It has been a simple dream of mine as long as I can remember to have a Japanese maple in my yard... since, probably, I finished college and left the East for good. Every time I came home to visit over the decades, I was captivated by the maple's color and by the delicate leaves as seen through filtered light. I didn't kid myself about those long Minnesota winters, and put the dream aside. I did try to grow a potted one in our tiny San Francisco garden a few years back, but the poor small thing didn't like the winter rains and summer drought enough to master its modest corner. Now here I am, surrounded by more Japanese maples than I can count. Not the small, delicate, umbrella-like trees that I have held in memory, but ones big enough to arch across whole neighbors' yards, ones that whisper against our windows in the rain, and ones that line our little lane, now brilliant in the morning sun.
How Lucky We Are
From our new bedroom window I watch the virtual onslaught of a Pennsylvania spring - color and light exploding as far as the eye can see, changing by the day, sometimes by the hour. This is what I had forgotten. This is what takes my breath away - distant memory and new experience combined. Today it is the morning light through emerging dogwoods, with a stunning redbud tree behind. Yesterday it was the light through the delicate new leaves of the Japanese maples that hover over our back door, setting them on fire. How lucky we are to have found a place with trees, and light, and memories. How lucky we are to see another spring!
We Are Still the Same
A bit before his fifth birthday, my husband Steve and I pumped son Jesse up with a steady flow of compliments about how grown up he was and how he’d be a really big boy when he turned five. We thought we were doing the right thing in giving him something to look forward to. But on the anticipated day, Jesse stood in front of the mirror in tears. “What’s wrong?” we asked, genuinely surprised. “I look just the same!” Jesse wailed, staring at the reflection of his still-small self. Only a few hours, a new set of Legos, and a piece of cake made him settle back into his more familiar childhood.

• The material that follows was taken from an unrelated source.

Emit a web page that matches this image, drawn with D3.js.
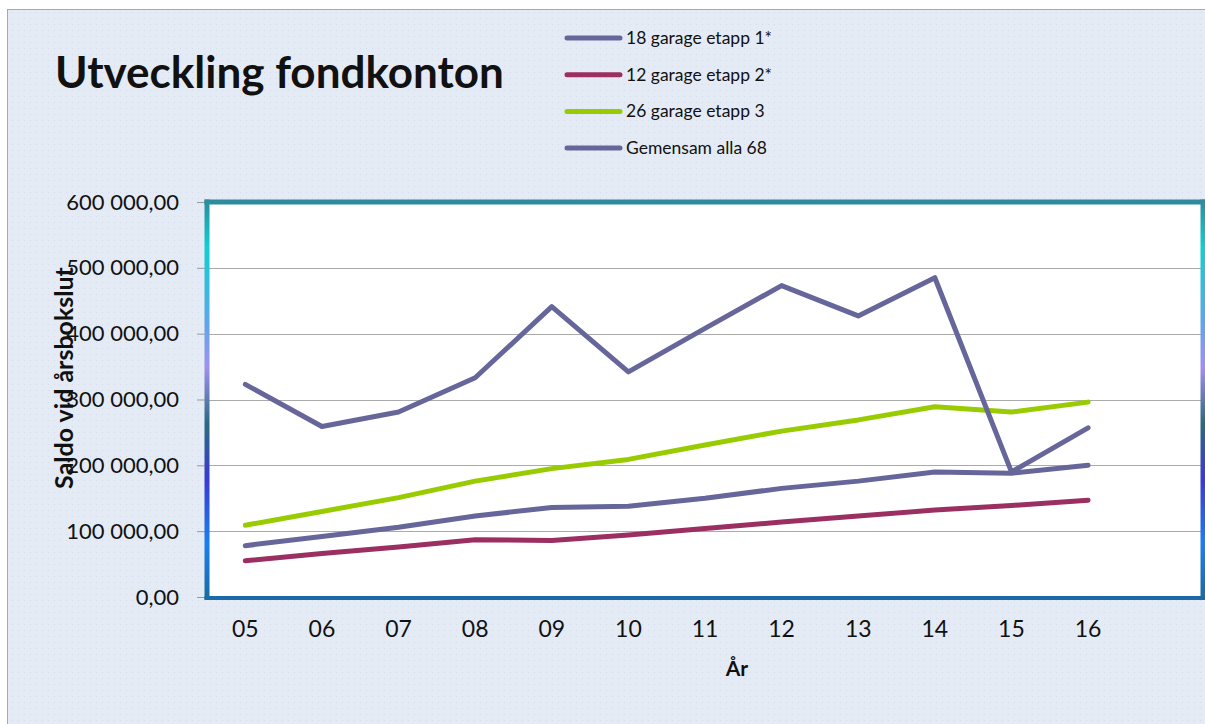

That story has come to mind more than once this week as John and I have begun unpacking the many, many boxes that have finally arrived from California. We have spent the last month sleeping on air mattresses, measuring and mapping empty rooms, filling them in our minds’ eyes with all of our favorite things. And somehow in the process, that accumulation of ‘stuff’ over 70 years of living took on more polish and shine in our imaginations as it bounced across the highways of America. Everything we owned was going to fit perfectly and look better than ever. This is a grown-up house, we thought; our belongings would look more ‘grown-up,’ too.
But after the movers left, and we had spent a few hours shoving boxes and furniture around, we found ourselves a bit deflated and confused. It’s not just that we were tired, for certainly we were. It’s not just that the reality of the work ahead was finally hitting, for I think we were pretty well prepared for what will lie ahead in the coming weeks. It was a feeling uncomfortable to admit, a feeling we discovered we both shared: our ‘stuff’ was still our stuff, for better and for worse, and no new house was going to make them different than they have always been; no house will turn us into people different (better?) than we were when this journey eastward first began.
But as our books begin to fill the shelves, and our paintings rest against the walls waiting to remind us of who we are and what we love, we find that we have come to know (with some relief), and are hereby happy to report that we are still the same.